Regarding capital allocation, Abel emphasized directing shareholder capital towards businesses that are well-understood, possess durable competitive advantages, and have long-term economic prospects, thereby aligning risk with return. This approach highlights a strong focus on long-term value creation capability.

Looking at investment themes, technology and resources remain key focuses for 2026.

First, artificial intelligence is entering a phase where it is translating into actual performance. The global economy is currently in the midst of the fourth technological revolution, characterized by the widespread application of AI. Leading companies, exemplified by Nvidia, are gradually transitioning from a phase of "exceeding expectations" to one where "revenue and profits are materializing." Applications of AI agents are progressively being implemented, potentially approaching a critical inflection point that could drive a new round of industrial upgrading.

Last year, technology stocks performed prominently in the A-share market. While they may not be the sole focus this year, they remain an important sector. However, the difficulty of investing in this area has increased noticeably, with significant gains in some individual stocks creating potential profit-taking pressure. Investors should be wary of substantial volatility following speculative rallies and should instead return to fundamental analysis, focusing on order books and performance validation.

As 2026 marks the beginning of the "16th Five-Year Plan" period, technological innovation directions are expected to continue receiving policy support.
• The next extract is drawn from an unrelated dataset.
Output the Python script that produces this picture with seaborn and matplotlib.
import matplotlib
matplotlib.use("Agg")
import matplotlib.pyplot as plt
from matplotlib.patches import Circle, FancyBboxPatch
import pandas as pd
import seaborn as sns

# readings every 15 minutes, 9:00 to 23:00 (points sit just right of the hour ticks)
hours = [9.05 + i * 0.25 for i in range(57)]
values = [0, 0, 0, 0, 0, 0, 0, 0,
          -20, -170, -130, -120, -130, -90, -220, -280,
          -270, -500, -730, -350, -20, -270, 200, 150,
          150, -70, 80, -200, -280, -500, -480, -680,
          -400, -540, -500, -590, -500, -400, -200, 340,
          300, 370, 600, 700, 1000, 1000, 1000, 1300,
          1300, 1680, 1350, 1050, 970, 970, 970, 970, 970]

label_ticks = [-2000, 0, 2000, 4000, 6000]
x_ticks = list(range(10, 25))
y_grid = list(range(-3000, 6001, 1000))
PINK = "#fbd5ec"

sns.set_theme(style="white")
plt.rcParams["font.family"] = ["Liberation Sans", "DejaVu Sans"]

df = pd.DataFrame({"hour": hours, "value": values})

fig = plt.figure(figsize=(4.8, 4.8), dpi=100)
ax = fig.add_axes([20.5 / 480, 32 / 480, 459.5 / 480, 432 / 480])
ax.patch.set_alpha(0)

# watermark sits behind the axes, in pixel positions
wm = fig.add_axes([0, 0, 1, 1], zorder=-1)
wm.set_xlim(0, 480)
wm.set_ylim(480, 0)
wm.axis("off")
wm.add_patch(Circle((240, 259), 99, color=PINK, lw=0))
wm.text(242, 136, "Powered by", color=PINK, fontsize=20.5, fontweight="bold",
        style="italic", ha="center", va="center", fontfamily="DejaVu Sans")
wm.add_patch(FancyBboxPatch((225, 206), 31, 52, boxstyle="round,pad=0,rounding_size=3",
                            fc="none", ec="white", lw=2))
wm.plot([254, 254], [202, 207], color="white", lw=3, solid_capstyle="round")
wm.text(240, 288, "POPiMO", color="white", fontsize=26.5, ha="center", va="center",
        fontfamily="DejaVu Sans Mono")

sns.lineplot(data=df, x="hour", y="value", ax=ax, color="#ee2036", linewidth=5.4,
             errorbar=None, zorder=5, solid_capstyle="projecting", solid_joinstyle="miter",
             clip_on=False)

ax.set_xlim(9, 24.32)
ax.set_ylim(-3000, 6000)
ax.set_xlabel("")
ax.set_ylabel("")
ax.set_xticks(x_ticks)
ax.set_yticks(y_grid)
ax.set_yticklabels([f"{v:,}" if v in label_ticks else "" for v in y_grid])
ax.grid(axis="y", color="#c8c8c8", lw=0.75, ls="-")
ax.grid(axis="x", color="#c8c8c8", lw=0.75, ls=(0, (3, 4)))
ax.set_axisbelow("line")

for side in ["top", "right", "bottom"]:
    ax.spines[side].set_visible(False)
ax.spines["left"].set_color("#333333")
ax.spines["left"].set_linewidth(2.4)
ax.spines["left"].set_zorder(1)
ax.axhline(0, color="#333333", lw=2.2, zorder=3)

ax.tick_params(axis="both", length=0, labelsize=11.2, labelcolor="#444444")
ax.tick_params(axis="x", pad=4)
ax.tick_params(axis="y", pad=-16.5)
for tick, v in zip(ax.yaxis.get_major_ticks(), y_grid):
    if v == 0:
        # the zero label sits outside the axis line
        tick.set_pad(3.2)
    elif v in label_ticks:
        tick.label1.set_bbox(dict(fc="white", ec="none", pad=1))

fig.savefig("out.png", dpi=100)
This includes areas such as embodied AI, chips and semiconductors, computing power and algorithms, biomedicine, quantum technology, commercial aerospace, and controlled nuclear fusion. Breakthroughs in key technologies could enable related companies to demonstrate stronger and more sustained performance.
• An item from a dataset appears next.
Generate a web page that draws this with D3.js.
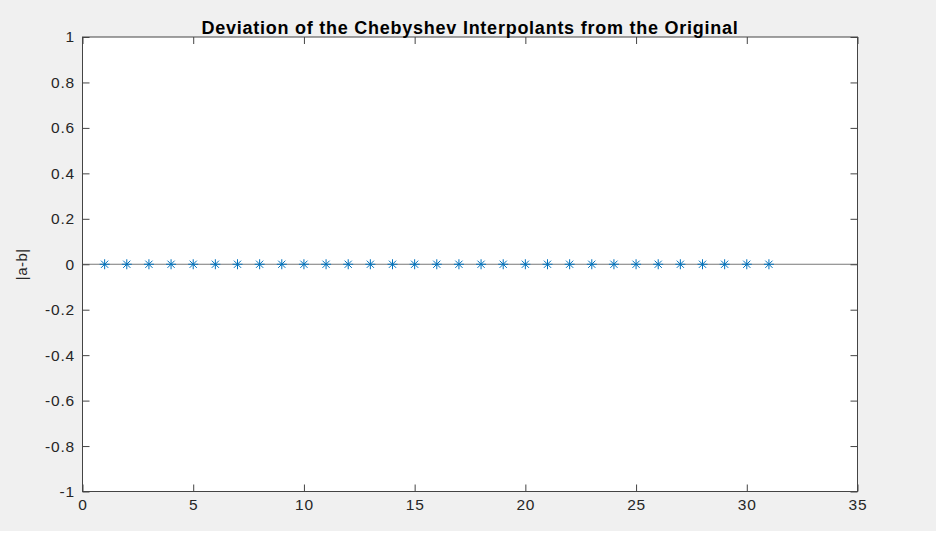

Second, against the backdrop of the AI era, the importance of resource commodities such as non-ferrous metals, chemicals, and crude oil has increased further. Recent changes in the international situation have driven up crude oil prices, while increased U.S. government stockpiling and reserves of non-ferrous metals have also contributed to price increases—a trend likely to continue. In the context of "de-dollarization," prices of precious metals like gold and silver continue to strengthen. As barometers of the macroeconomy, industrial metals like copper and aluminum benefit from economic recovery and rising inflation expectations. Holding precious metal assets with safe-haven attributes helps hedge against currency depreciation and geopolitical risks. The market is currently entering the second phase of a bull market, characterized by significant structural opportunities, making it particularly important to adhere to value investment principles and allocate to quality assets from a medium- to long-term perspective.
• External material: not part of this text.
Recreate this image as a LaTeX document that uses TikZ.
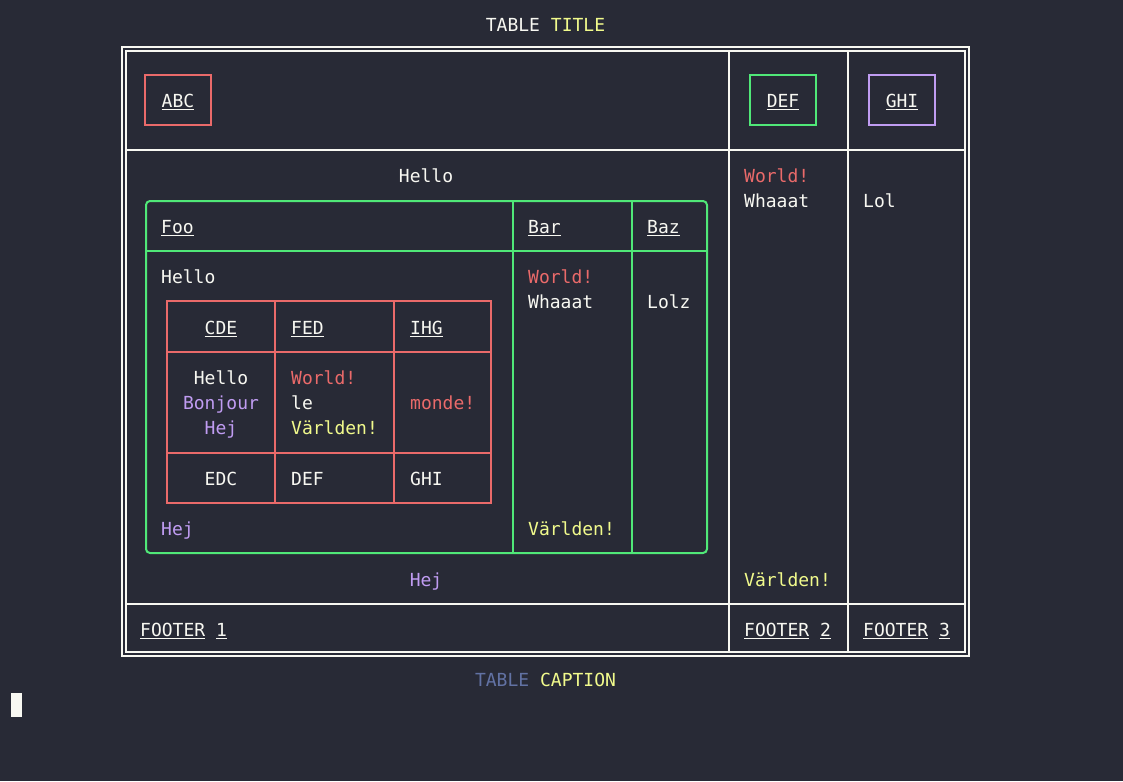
\documentclass[tikz,border=0pt]{standalone}
\usepackage{fontspec}
\setmonofont{DejaVu Sans Mono}
\definecolor{bgcol}{HTML}{282A36}
\definecolor{fgcol}{HTML}{F8F8F2}
\definecolor{redcol}{HTML}{EA6A6A}
\definecolor{grncol}{HTML}{50E878}
\definecolor{purcol}{HTML}{C09CF2}
\definecolor{yelcol}{HTML}{F1FA8C}
\definecolor{cmtcol}{HTML}{6272A4}
\tikzset{
  txt/.style={inner sep=0pt, anchor=base west, text=fgcol, font=\ttfamily\fontsize{18}{25}\selectfont},
  ctxt/.style={txt, anchor=base},
  frame/.style={draw=fgcol, line width=1.5pt},
  cellbox/.style={line width=2pt},
}
\begin{document}
\begin{tikzpicture}[x=1pt,y=-1pt]
\fill[bgcol] (0,0) rectangle (1123,781);
\useasboundingbox (0,0) rectangle (1123,781);

% outer table
\draw[frame] (122,47) rectangle (969,656);
\draw[frame] (126,51) rectangle (965,652);
\foreach \y in {150,604}{
    \draw[frame] (126,\y) -- (965,\y);
}
\foreach \x in {729,848}{
    \draw[frame] (\x,51) -- (\x,652);
}

% header boxes
\foreach \name/\xa/\xb/\col in {ABC/145/211/redcol, DEF/750/816/grncol, GHI/869/935/purcol}{
    \draw[cellbox, draw=\col] (\xa,75) rectangle (\xb,125);
    \node[ctxt] (hd\name) at ({(\xa+\xb)/2},107.5) {\underline{\name}};
}

% green table
\draw[cellbox, draw=grncol, rounded corners=4pt] (146,201) rectangle (707,553);
\draw[cellbox, draw=grncol] (146,251) -- (707,251);
\foreach \x in {513,632}{
    \draw[cellbox, draw=grncol] (\x,201) -- (\x,553);
}

% red table
\draw[cellbox, draw=redcol] (167,301) rectangle (491,503);
\foreach \y in {352,453}{
    \draw[cellbox, draw=redcol] (167,\y) -- (491,\y);
}
\foreach \x in {275,394}{
    \draw[cellbox, draw=redcol] (\x,301) -- (\x,503);
}

% left aligned texts
\foreach \x/\y/\t/\c [count=\i] in {
    161/233.5/{\underline{Foo}}/fgcol, 528/233.5/{\underline{Bar}}/fgcol, 647/233.5/{\underline{Baz}}/fgcol,
    161/283.5/Hello/fgcol, 528/283.5/World!/redcol, 528/308.5/Whaaat/fgcol, 647/308.5/Lolz/fgcol,
    161/535.5/Hej/purcol, 528/535.5/Världen!/yelcol,
    291/334.5/{\underline{FED}}/fgcol, 410/334.5/{\underline{IHG}}/fgcol,
    291/384.5/World!/redcol, 291/409.5/le/fgcol, 291/434.5/Världen!/yelcol, 410/409.5/monde!/redcol,
    291/485.5/DEF/fgcol, 410/485.5/GHI/fgcol,
    744/182.5/World!/redcol, 744/207.5/Whaaat/fgcol, 744/586.5/Världen!/yelcol, 863/207.5/Lol/fgcol,
    140/636.5/{\underline{FOOTER} \underline{1}}/fgcol, 744/636.5/{\underline{FOOTER} \underline{2}}/fgcol,
    863/636.5/{\underline{FOOTER} \underline{3}}/fgcol}{
    \node[txt, text=\c] (lt\i) at (\x,\y) {\t};
}

% centered texts
\foreach \x/\y/\t/\c [count=\i] in {
    426/182.5/Hello/fgcol, 221/334.5/{\underline{CDE}}/fgcol,
    221/384.5/Hello/fgcol, 221/409.5/Bonjour/purcol, 221/434.5/Hej/purcol,
    221/485.5/EDC/fgcol, 426/586.5/Hej/purcol}{
    \node[ctxt, text=\c] (ct\i) at (\x,\y) {\t};
}

\node[ctxt] (title) at (545.5,31.5) {TABLE \textcolor{yelcol}{TITLE}};
\node[ctxt] (caption) at (545.5,686.5) {\textcolor{cmtcol}{TABLE} \textcolor{yelcol}{CAPTION}};

% cursor
\fill[fgcol] (11,693) rectangle (22,717);

\end{tikzpicture}
\end{document}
Third, the chemical sector is currently showing substantial valuation recovery potential. After a four-year downturn, industry sentiment is at a turning point, with various indicators suggesting a gradual bottoming out. 2026 is expected to welcome a cyclical inflection point. Previously, industry prices were at historically low levels, and stabilization and recovery on the profitability front are expected to drive earnings growth.

Concurrently, accelerated contraction of chemical production capacity in Europe presents an opportunity for Chinese companies, leveraging their scale and cost advantages, to increase their global market share. However, against the backdrop of an overall slowdown in economic growth, the recovery in demand remains uncertain, and there may be periodic fluctuations.

From an investment standpoint, focus can be placed on sub-sectors with strong end-demand and signs of product price increases. Monitoring downstream work resumption rates and inventory replenishment efforts will be key to determining whether the current market upturn can transition from a rebound to a sustained reversal.